December 9, 2018

IT WASN'T AS WHEN QUESTION, JUST A WHO QUESTION:

The ignored story of 'America's biggest serial killer' (George F. Will, December 7, 2018, Washington Post)

Recently in Texas, Samuel Little, 78, has been confessing to about 90 murders spanning 35 years. Now serving three life sentences for the murders of three Los Angeles women during the 1980s, he has been giving police details that seem to validate his claim to have killed in at least 14 states. A Texas district attorney says "we anticipate that Samuel Little will be confirmed as one of the most prolific serial killers in American history," and the New York Times observes, "How a serial murderer could go on killing for years, apparently without anyone noticing a pattern, seems perplexing."

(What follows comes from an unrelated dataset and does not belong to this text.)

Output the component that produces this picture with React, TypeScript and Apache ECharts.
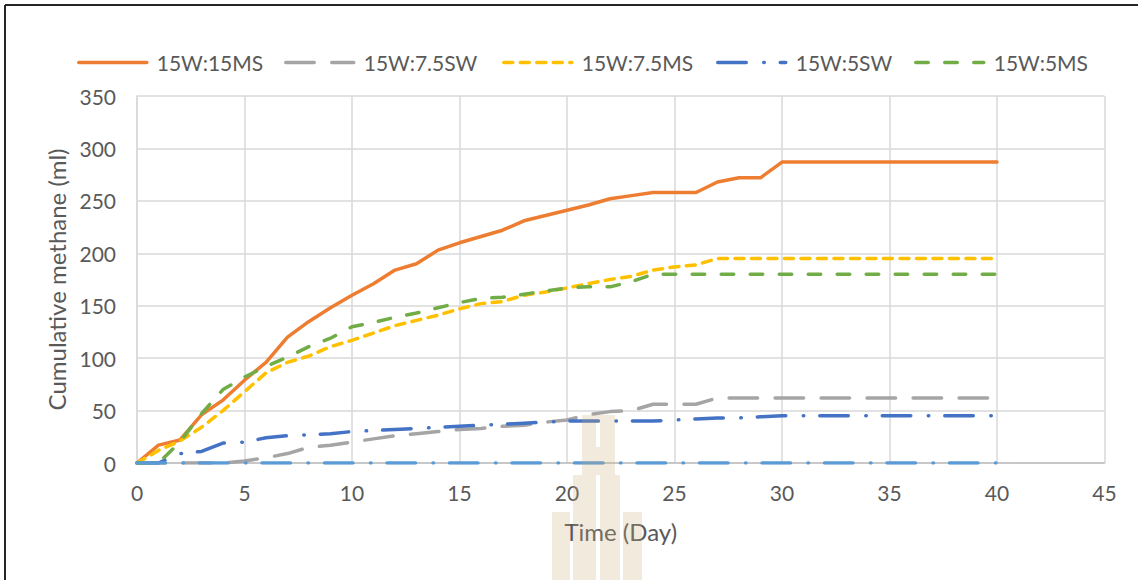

That Gosnell could have been a much more prolific killer than Little is not perplexing, for two reasons. People who should have known did not want to know because knowing would have forced them to answer questions about when in an infant's gestation it is preposterous to deny that a baby is present. And given that most "reproductive rights" militants oppose restrictions on late-term abortions because pre-born babies supposedly have no more moral significance than tumors, Gosnell sincerely thought he was doing nothing wrong in guaranteeing dead babies for those who paid for late-term abortions. This is why, in the movie and as actually happened, a female prosecutor is accurately warned by her supervisor that she would be characterized as "the prosecutor who went after reproductive rights."

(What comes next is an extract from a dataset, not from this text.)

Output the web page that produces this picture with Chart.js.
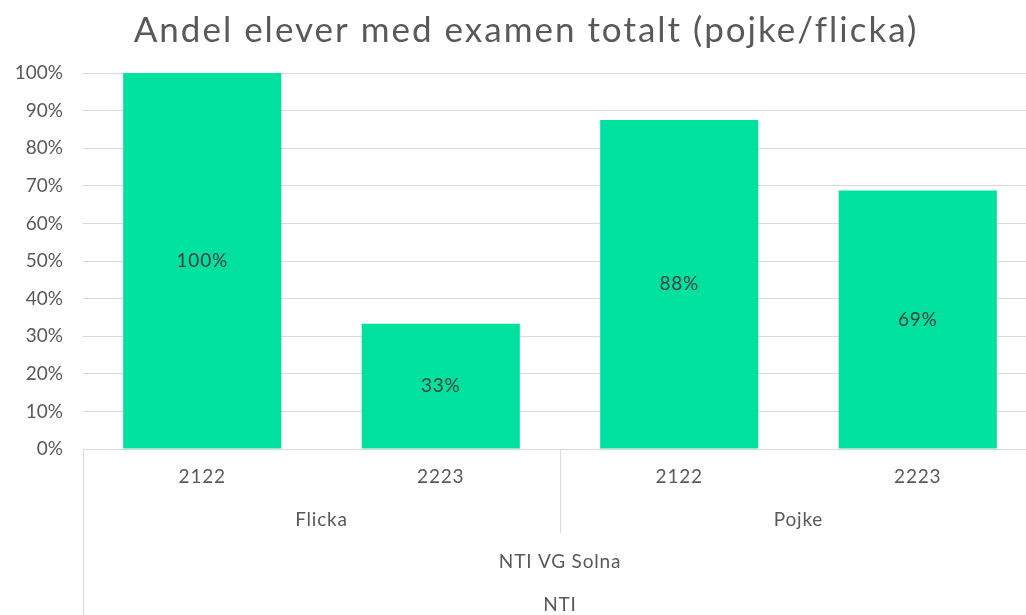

No one knows how many -- certainly hundreds, probably thousands -- spinal cords Gosnell snipped before the 2010 raid on his "clinic." Law enforcement came looking for illegal drugs. They also found jars of babies' feet, fetal remains in toilets and milk cartons, and a pervasive smell of cat feces -- in a facility that had not been inspected for 17 years. Pennsylvania nail salons receive biennial inspections.

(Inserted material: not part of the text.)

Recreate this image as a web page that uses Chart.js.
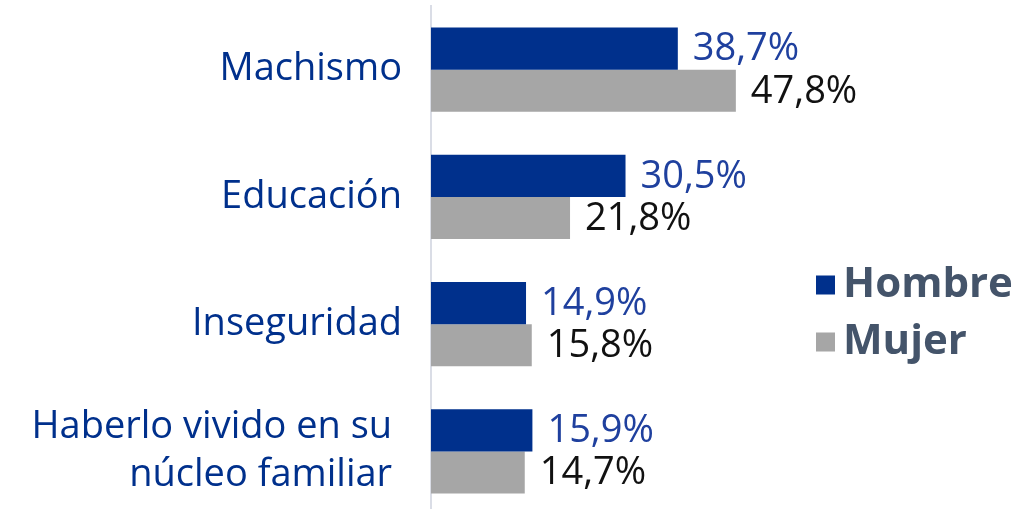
<!DOCTYPE html>
<html>
<head>
<meta charset="utf-8">
<script src="https://cdn.jsdelivr.net/npm/chart.js@4/dist/chart.umd.min.js"></script>
<style>
  html, body { margin: 0; padding: 0; background: #fff; overflow: hidden; }
  #wrap { width: 1020px; height: 515px; position: relative; }
</style>
</head>
<body>
<div id="wrap"><canvas id="mycanvas"></canvas></div>
<script>
var categories = ["Machismo", "Educación", "Inseguridad", ["Haberlo vivido en su ", "núcleo familiar "]];
var hombre = [38.7, 30.5, 14.9, 15.9];
var mujer = [47.8, 21.8, 15.8, 14.7];
var seriesNames = ["Hombre", "Mujer"];

var FONT = "'Open Sans', sans-serif";

// etiquetas de valor al final de cada barra
var valueLabels = {
	id: 'valueLabels',
	afterDatasetsDraw: function(chart) {
		var ctx = chart.ctx;
		ctx.save();
		ctx.font = "38px " + FONT;
		ctx.textAlign = "left";
		ctx.textBaseline = "middle";
		chart.data.datasets.forEach(function(ds, i) {
			var meta = chart.getDatasetMeta(i);
			ctx.fillStyle = ds.labelColor;
			meta.data.forEach(function(bar, j) {
				var txt = ds.data[j].toFixed(1).replace(".", ",") + "%";
				ctx.fillText(txt, bar.x + 15, bar.y + 1);
			});
		});
		ctx.restore();
	}
};

// leyenda a la derecha
var sideLegend = {
	id: 'sideLegend',
	afterDraw: function(chart) {
		var ctx = chart.ctx;
		ctx.save();
		ctx.font = "bold 42px " + FONT;
		ctx.textBaseline = "middle";
		ctx.textAlign = "left";
		chart.data.datasets.forEach(function(ds, i) {
			var y = 285 + i * 57;
			ctx.fillStyle = ds.backgroundColor;
			ctx.fillRect(816, y - 9.5, 19, 19);
			ctx.fillStyle = "#44546a";
			ctx.fillText(ds.label, 843, y);
		});
		ctx.restore();
	}
};

var chartdata = {
	labels: categories,
	datasets: [
		{
			label: seriesNames[0],
			backgroundColor: '#00308c',
			labelColor: '#1f409e',
			data: hombre
		},
		{
			label: seriesNames[1],
			backgroundColor: '#a6a6a6',
			labelColor: '#111111',
			data: mujer
		}
	]
};

var ctx = document.getElementById("mycanvas");

var Graph = new Chart(ctx, {
	type: 'bar',
	data: chartdata,
	plugins: [valueLabels, sideLegend],
	options: {
		indexAxis: 'y',
		responsive: true,
		maintainAspectRatio: false,
		animation: false,
		layout: { padding: { top: 6, right: 15, bottom: 0, left: 0 } },
		datasets: {
			bar: { categoryPercentage: 0.663, barPercentage: 1.0 }
		},
		plugins: {
			legend: { display: false },
			tooltip: { enabled: false }
		},
		scales: {
			x: {
				display: false,
				min: 0,
				max: 90
			},
			y: {
				afterFit: function(scale) {
					scale.width = 431;
					scale.paddingTop = 0;
					scale.paddingBottom = 0;
				},
				grid: { display: false },
				border: { display: true, color: '#dadde6', width: 2 },
				ticks: {
					color: '#00308c',
					padding: 21,
					font: { family: FONT, size: 38, lineHeight: 1.27 }
				}
			}
		}
	}
});
</script>
</body>
</html>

Ruth Bader Ginsburg's Comments on Abortion in the New York Times (Michael Gerson, July 17, 2009, Washinton Post)

The New York Times Magazine printed a candid interview with Justice Ruth Bader Ginsburg, including this portion:

Q: "Are you talking about the distances women have to travel because in parts of the country, abortion is essentially unavailable, because there are so few doctors and clinics that do the procedure? And also, the lack of Medicaid abortions for poor women?"

Justice Ginsburg: "Yes, the ruling about that surprised me. [Harris v. McRae -- in 1980 the court upheld the Hyde Amendment, which forbids the use of Medicaid for abortions.] Frankly I had thought that at the time Roe was decided, there was concern about population growth and particularly growth in populations that we don't want to have too many of. So that Roe was going to be then set up for Medicaid funding for abortion."